Wien. Elf Jahre ist es her, dass der damalige ÖVP-Innenminister Ernst Strasser den Auftrag zur Errichtung eines Behördenfunksystems an das Konsortium Tetron aus Alcatel und Motorola, mit der Telekom als Sublieferanten, vergab. Jetzt befindet sich Tetron in einem Strafprozess, in dessen Mittelpunkt der ehemalige Telekom-Austria-Festnetzchef Rudolf Fischer und der Lobbyist Alfons Mensdorff-Pouilly stehen.
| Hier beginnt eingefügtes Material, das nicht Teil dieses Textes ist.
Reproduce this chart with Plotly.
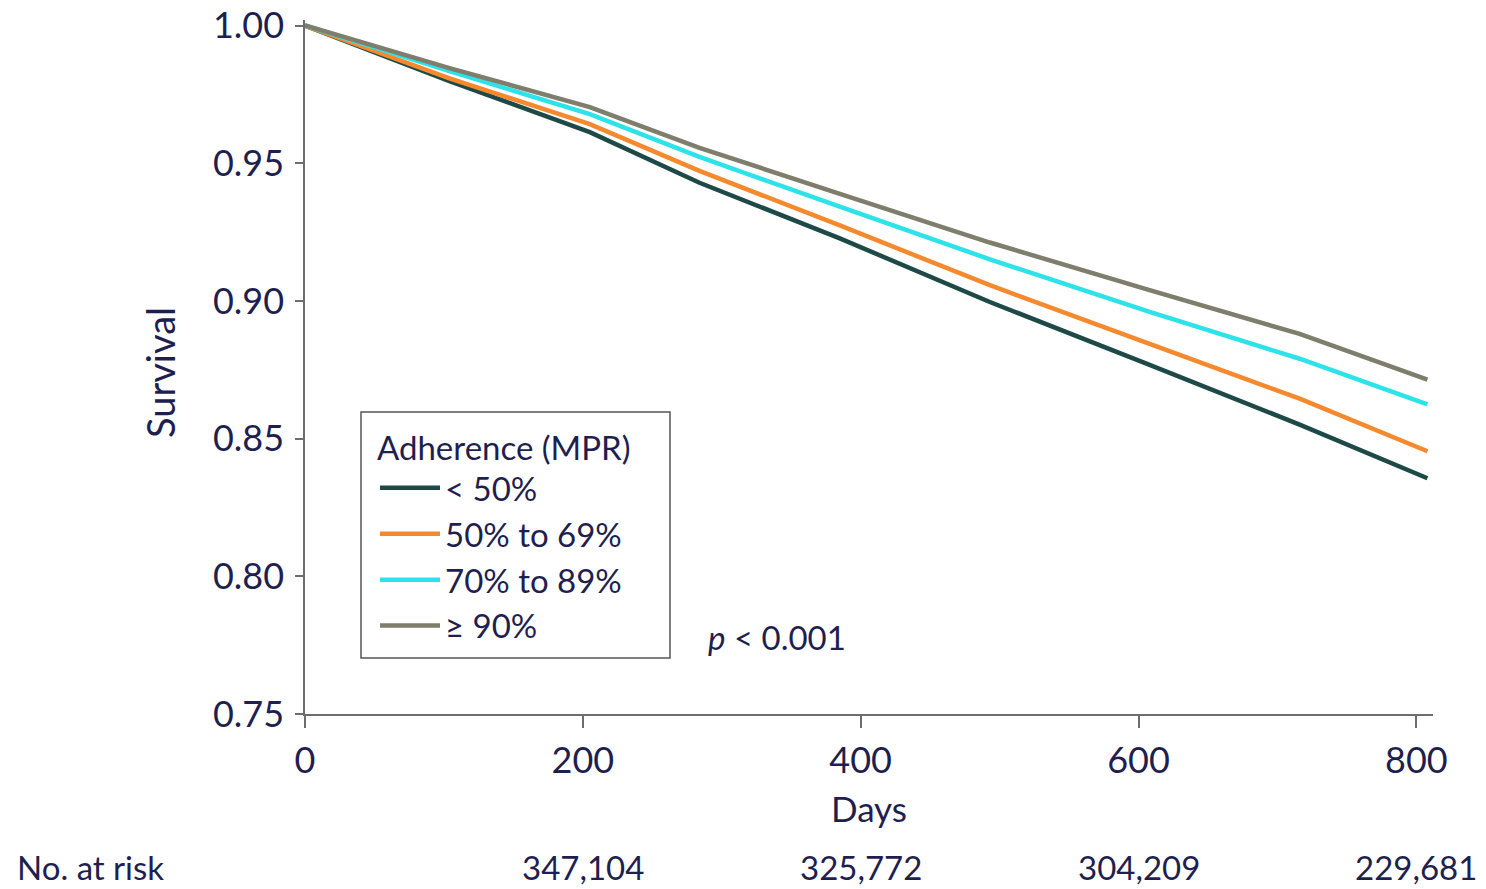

Letzterer soll von der Telekom 1,1 Mio. Euro kassiert haben – wofür, ist für die Justiz nicht nachvollziehbar. Die Staatsanwaltschaft wirft beiden Angeklagten, die auf unschuldig plädieren, daher Untreue vor. Fischer ist zudem wegen des Verdachts der falschen Beweisaussage vor dem Korruptionsuntersuchungsausschuss im Jahr 2012 vor Gericht.

Bestechung nicht beweisbar

Nur um Untreue geht es jetzt, wie Staatsanwalt Volkert Sackmann gleich zu Prozessbeginn am Mittwoch ausführte: Die Anklage glaubt zwar, dass es Bestechung war. „Aber wir können es nicht beweisen“, sagte Sackmann.

Mit Teilen des Geldes sollten Beamte im Innenministerium „überzeugt“ werden, den Zuschlag an Tetron zu vergeben. Weil diese Geldflüsse bisher aber nicht bewiesen werden konnten, sei nur die Geldentnahme aus der Telekom angeklagt.

Allein in dieser Causa – Schädigung der Telekom durch Fischer und den als Kronzeugen nicht angeklagten Gernot Schieszler, Mittäterschaft sowie unrechtmäßige Bereicherung durch Mensdorff-Pouilly – dürfte die Justiz einen harten Brocken zu knacken haben.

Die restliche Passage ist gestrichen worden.